Harriet Smith Pullen left her children and a bankrupt farm in Washington state and arrived broke in Skagway on Sept. 8, 1897. Although her husband came with her, their marriage ended in divorce.
Earning $3 a day as a cook, one of many enterprising Alaskan entrepreneurs, the 37-year-old opened a tent restaurant to feed Skagway’s hungry stampeders. She also began baking pies in pie tins made from discarded cans.
Soon Pullen had gained quite a reputation as a pie baker by using the tons of dried apples included in every stampeder’s outfit to create her pastries.
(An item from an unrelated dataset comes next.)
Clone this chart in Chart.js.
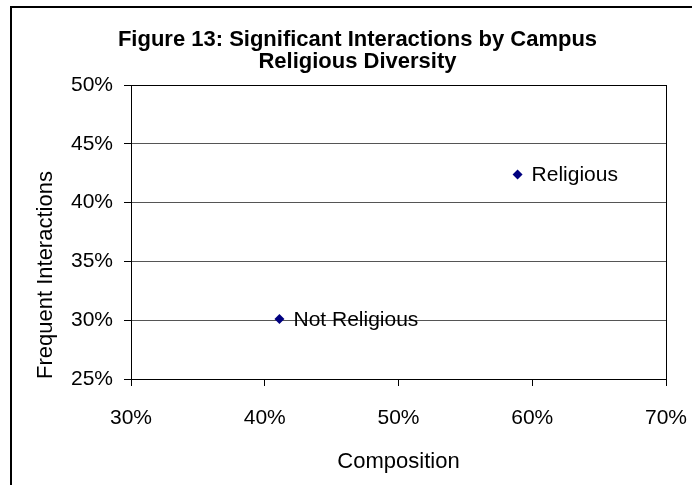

She eventually made enough money to send for her three sons to help with the business, which she’d moved into a log building.
An experienced horsewoman, Pullen also saw an opportunity to provide the stampeders with transportation as well as food. She sent for her seven horses, and when they arrived in Skagway, she jumped into a rowboat and guided them to shore because no one else would bring them in.
With grit and courage, along with her care and knowledge of horses, she hired out to pack prospectors and their supplies over the White Pass Trail. Pullen became one of the few women packers on the trail, surviving the rough conditions and the corruption imposed by Soapy Smith and his band of thieves.
Her business was so successful, that when she sold it, she netted a grubstake that funded several future enterprises.
Pullen used some of the profits gleaned from her successful freighting business to rent Capt. Billy Moore’s boarding house, which she later purchased and converted into Alaska’s largest and most elaborate hotel – the Pullen House. Its tables were laden with vegetables grown on land she owned near the old townsite of Dyea, once the major gateway to the Chilkoot Trail, and with milk from her own cows.
Even during tough times, the Pullen House retained its elegance. President Warren G. Harding made it a point to visit the outstanding hotel during his visit to Alaska in 1923.
Over the years, Pullen became a well-known character throughout Alaska. She promoted tourism in Skagway, which at one time was Alaska’s largest city, and amassed a large enough collection of Alaska artifacts to have her own museum. In her later years, she regaled tourists with tales of the Klondike Gold Rush and the shooting of Soapy Smith, an event she claims to have witnessed.
In 1947, after spending 50 years in her adopted town, the grand lady of the North died at the age of 87. She is buried near the site of her once-vibrant hotel.
Her extensive collection, exhibited by granddaughter Mary Pullen Kopanski from the late 1950s, was sold by auction in 1973.